▶ [Directions]: Lift out, unaltered, the lines of the material below between the line holding "The picture is" and the line holding "0.115, 0.105, 0.095]", counting both.

# Collected data start

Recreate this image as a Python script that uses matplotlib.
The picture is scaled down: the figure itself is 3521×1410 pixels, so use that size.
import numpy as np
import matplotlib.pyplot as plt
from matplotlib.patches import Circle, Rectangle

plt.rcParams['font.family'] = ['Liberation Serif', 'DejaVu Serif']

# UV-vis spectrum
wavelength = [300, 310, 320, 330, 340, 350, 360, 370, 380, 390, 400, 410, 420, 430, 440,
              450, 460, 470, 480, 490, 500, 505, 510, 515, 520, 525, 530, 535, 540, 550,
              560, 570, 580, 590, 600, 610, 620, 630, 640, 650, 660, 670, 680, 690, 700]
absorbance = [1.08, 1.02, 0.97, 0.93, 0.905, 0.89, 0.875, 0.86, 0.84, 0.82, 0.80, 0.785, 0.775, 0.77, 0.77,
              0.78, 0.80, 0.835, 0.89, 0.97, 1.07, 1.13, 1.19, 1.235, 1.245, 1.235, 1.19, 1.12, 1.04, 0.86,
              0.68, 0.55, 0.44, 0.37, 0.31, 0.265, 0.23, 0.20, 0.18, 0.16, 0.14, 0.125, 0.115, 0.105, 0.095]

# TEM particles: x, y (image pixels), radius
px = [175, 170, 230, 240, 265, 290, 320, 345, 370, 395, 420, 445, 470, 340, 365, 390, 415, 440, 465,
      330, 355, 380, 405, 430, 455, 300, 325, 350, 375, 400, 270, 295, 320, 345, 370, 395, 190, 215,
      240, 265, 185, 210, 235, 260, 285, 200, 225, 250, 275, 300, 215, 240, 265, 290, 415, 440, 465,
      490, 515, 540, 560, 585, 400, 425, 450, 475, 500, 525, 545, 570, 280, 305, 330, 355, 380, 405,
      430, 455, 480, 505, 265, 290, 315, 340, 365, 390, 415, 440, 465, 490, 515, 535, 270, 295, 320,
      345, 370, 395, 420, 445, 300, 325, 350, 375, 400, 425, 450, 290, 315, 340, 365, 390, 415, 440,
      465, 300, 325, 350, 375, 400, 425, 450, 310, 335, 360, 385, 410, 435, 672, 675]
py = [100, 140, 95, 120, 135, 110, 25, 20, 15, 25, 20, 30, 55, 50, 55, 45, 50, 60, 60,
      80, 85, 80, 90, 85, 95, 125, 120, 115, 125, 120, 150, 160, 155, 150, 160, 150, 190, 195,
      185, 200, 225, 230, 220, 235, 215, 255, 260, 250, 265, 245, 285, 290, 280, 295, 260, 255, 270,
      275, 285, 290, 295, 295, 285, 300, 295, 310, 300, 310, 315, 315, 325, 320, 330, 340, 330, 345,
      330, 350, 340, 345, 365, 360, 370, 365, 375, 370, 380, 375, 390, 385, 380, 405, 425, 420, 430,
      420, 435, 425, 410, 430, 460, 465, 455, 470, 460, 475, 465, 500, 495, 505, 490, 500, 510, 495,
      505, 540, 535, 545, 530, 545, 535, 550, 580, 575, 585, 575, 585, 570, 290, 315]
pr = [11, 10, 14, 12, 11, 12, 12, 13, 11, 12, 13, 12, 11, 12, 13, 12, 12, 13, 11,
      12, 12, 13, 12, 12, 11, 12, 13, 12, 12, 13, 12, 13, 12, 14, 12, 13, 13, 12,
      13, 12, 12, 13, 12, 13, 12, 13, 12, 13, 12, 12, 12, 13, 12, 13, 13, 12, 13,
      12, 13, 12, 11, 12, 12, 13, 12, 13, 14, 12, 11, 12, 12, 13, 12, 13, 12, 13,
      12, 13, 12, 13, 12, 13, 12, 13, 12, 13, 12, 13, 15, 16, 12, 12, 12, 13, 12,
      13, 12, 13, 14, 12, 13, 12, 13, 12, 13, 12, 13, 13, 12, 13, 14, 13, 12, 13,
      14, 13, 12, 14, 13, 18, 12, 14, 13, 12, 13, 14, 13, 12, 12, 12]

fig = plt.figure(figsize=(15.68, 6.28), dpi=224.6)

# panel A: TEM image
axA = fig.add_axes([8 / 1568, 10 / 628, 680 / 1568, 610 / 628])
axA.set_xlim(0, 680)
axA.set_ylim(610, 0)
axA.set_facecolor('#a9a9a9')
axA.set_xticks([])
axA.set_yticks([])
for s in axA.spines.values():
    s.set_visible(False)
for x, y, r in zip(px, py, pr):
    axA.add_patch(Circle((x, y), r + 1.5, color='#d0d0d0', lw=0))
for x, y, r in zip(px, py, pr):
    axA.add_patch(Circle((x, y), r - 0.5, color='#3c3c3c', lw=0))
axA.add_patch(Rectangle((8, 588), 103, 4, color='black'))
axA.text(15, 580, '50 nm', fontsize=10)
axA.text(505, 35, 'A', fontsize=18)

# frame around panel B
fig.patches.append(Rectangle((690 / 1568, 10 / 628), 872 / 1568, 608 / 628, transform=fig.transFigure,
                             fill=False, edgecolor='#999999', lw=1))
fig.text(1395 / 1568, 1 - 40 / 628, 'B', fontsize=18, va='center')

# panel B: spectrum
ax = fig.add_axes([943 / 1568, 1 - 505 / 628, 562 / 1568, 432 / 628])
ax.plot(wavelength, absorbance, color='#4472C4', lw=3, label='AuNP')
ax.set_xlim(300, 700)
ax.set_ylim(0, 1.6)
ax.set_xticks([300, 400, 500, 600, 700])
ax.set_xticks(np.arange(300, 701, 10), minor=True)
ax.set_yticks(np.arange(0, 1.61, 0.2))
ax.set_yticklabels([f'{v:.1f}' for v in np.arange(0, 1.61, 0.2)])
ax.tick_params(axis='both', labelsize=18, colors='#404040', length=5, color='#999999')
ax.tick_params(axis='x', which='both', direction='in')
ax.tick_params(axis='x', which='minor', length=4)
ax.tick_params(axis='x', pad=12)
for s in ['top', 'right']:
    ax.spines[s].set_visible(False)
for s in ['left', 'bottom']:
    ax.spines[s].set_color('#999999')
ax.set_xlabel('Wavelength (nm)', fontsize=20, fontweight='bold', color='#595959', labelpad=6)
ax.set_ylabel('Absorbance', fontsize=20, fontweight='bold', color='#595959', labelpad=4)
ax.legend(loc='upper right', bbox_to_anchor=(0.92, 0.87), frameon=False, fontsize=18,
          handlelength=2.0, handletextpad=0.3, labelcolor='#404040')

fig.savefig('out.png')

# Collected data end

▶ [Answer for the task]:
The picture is scaled down: the figure itself is 3521×1410 pixels, so use that size.
import numpy as np
import matplotlib.pyplot as plt
from matplotlib.patches import Circle, Rectangle

plt.rcParams['font.family'] = ['Liberation Serif', 'DejaVu Serif']

# UV-vis spectrum
wavelength = [300, 310, 320, 330, 340, 350, 360, 370, 380, 390, 400, 410, 420, 430, 440,
              450, 460, 470, 480, 490, 500, 505, 510, 515, 520, 525, 530, 535, 540, 550,
              560, 570, 580, 590, 600, 610, 620, 630, 640, 650, 660, 670, 680, 690, 700]
absorbance = [1.08, 1.02, 0.97, 0.93, 0.905, 0.89, 0.875, 0.86, 0.84, 0.82, 0.80, 0.785, 0.775, 0.77, 0.77,
              0.78, 0.80, 0.835, 0.89, 0.97, 1.07, 1.13, 1.19, 1.235, 1.245, 1.235, 1.19, 1.12, 1.04, 0.86,
              0.68, 0.55, 0.44, 0.37, 0.31, 0.265, 0.23, 0.20, 0.18, 0.16, 0.14, 0.125, 0.115, 0.105, 0.095]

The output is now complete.